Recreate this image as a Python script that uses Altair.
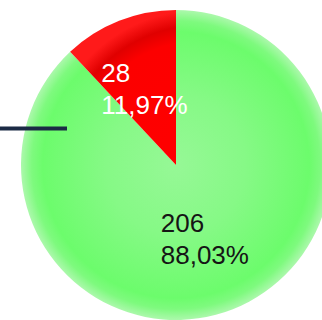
import altair as alt
import pandas as pd

# Slice data
categories = ["OK", "NOK"]
values = [206, 28]
slice_order = [0, 1]
text_colors = ["#151515", "#ffffff"]

total = sum(values)
labels = [
    f"{v}\n" + f"{v / total * 100:.2f}".replace(".", ",") + "%"
    for v in values
]

df = pd.DataFrame({
    "cat": categories,
    "value": values,
    "order": slice_order,
    "label": labels,
    "tcolor": text_colors,
})

# Shaded fills for the two slices
green_fill = {
    "gradient": "radial",
    "x1": 0.5, "y1": 0.5, "r1": 0,
    "x2": 0.5, "y2": 0.5, "r2": 0.5,
    "stops": [
        {"offset": 0.0, "color": "#96f896"},
        {"offset": 0.45, "color": "#86f986"},
        {"offset": 0.86, "color": "#6cfc6c"},
        {"offset": 0.93, "color": "#7efa7e"},
        {"offset": 1.0, "color": "#acf8ac"},
    ],
}
red_fill = {
    "gradient": "radial",
    "x1": 1.0, "y1": 1.0, "r1": 0,
    "x2": 1.0, "y2": 1.0, "r2": 1.0,
    "stops": [
        {"offset": 0.0, "color": "#ff0000"},
        {"offset": 0.8, "color": "#fc0000"},
        {"offset": 0.9, "color": "#e00000"},
        {"offset": 1.0, "color": "#ff1a1a"},
    ],
}

cx, cy, r = 176, 165, 155

base = alt.Chart(df).encode(
    theta=alt.Theta("value:Q", stack=True),
    order=alt.Order("order:Q"),
    x=alt.value(cx),
    y=alt.value(cy),
)

pie = base.mark_arc(radius=r).encode(
    color=alt.condition(
        alt.datum.cat == "OK", alt.value(green_fill), alt.value(red_fill)
    )
)

text = base.mark_text(
    radius=81,
    align="left",
    baseline="middle",
    dx=-45,
    dy=-16,
    lineBreak="\n",
    lineHeight=32,
    font="Liberation Sans",
    fontSize=26,
).encode(
    text="label:N",
    color=alt.Color("tcolor:N", scale=None),
)

rule = alt.Chart(pd.DataFrame({"k": [0]})).mark_rule(
    color="#1b2a45", strokeWidth=4
).encode(x=alt.value(0), x2=alt.value(67), y=alt.value(128.5))

chart = (
    alt.layer(pie, text, rule)
    .properties(width=322, height=320, padding=0, autosize="none")
    .configure_view(stroke=None)
)

chart.save("out.html", embed_options={"renderer": "svg", "actions": False})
────────────────────────────────────────
Given exercise: Without the images, write out each line of the data verbatim.

Task result:
Recreate this image as a Python script that uses Altair.
import altair as alt
import pandas as pd

# Slice data
categories = ["OK", "NOK"]
values = [206, 28]
slice_order = [0, 1]
text_colors = ["#151515", "#ffffff"]

total = sum(values)
labels = [
    f"{v}\n" + f"{v / total * 100:.2f}".replace(".", ",") + "%"
    for v in values
]

df = pd.DataFrame({
    "cat": categories,
    "value": values,
    "order": slice_order,
    "label": labels,
    "tcolor": text_colors,
})

# Shaded fills for the two slices
green_fill = {
    "gradient": "radial",
    "x1": 0.5, "y1": 0.5, "r1": 0,
    "x2": 0.5, "y2": 0.5, "r2": 0.5,
    "stops": [
        {"offset": 0.0, "color": "#96f896"},
        {"offset": 0.45, "color": "#86f986"},
        {"offset": 0.86, "color": "#6cfc6c"},
        {"offset": 0.93, "color": "#7efa7e"},
        {"offset": 1.0, "color": "#acf8ac"},
    ],
}
red_fill = {
    "gradient": "radial",
    "x1": 1.0, "y1": 1.0, "r1": 0,
    "x2": 1.0, "y2": 1.0, "r2": 1.0,
    "stops": [
        {"offset": 0.0, "color": "#ff0000"},
        {"offset": 0.8, "color": "#fc0000"},
        {"offset": 0.9, "color": "#e00000"},
        {"offset": 1.0, "color": "#ff1a1a"},
    ],
}

cx, cy, r = 176, 165, 155

base = alt.Chart(df).encode(
    theta=alt.Theta("value:Q", stack=True),
    order=alt.Order("order:Q"),
    x=alt.value(cx),
    y=alt.value(cy),
)

pie = base.mark_arc(radius=r).encode(
    color=alt.condition(
        alt.datum.cat == "OK", alt.value(green_fill), alt.value(red_fill)
    )
)

text = base.mark_text(
    radius=81,
    align="left",
    baseline="middle",
    dx=-45,
    dy=-16,
    lineBreak="\n",
    lineHeight=32,
    font="Liberation Sans",
    fontSize=26,
).encode(
    text="label:N",
    color=alt.Color("tcolor:N", scale=None),
)

rule = alt.Chart(pd.DataFrame({"k": [0]})).mark_rule(
    color="#1b2a45", strokeWidth=4
).encode(x=alt.value(0), x2=alt.value(67), y=alt.value(128.5))

chart = (
    alt.layer(pie, text, rule)
    .properties(width=322, height=320, padding=0, autosize="none")
    .configure_view(stroke=None)
)

chart.save("out.html", embed_options={"renderer": "svg", "actions": False})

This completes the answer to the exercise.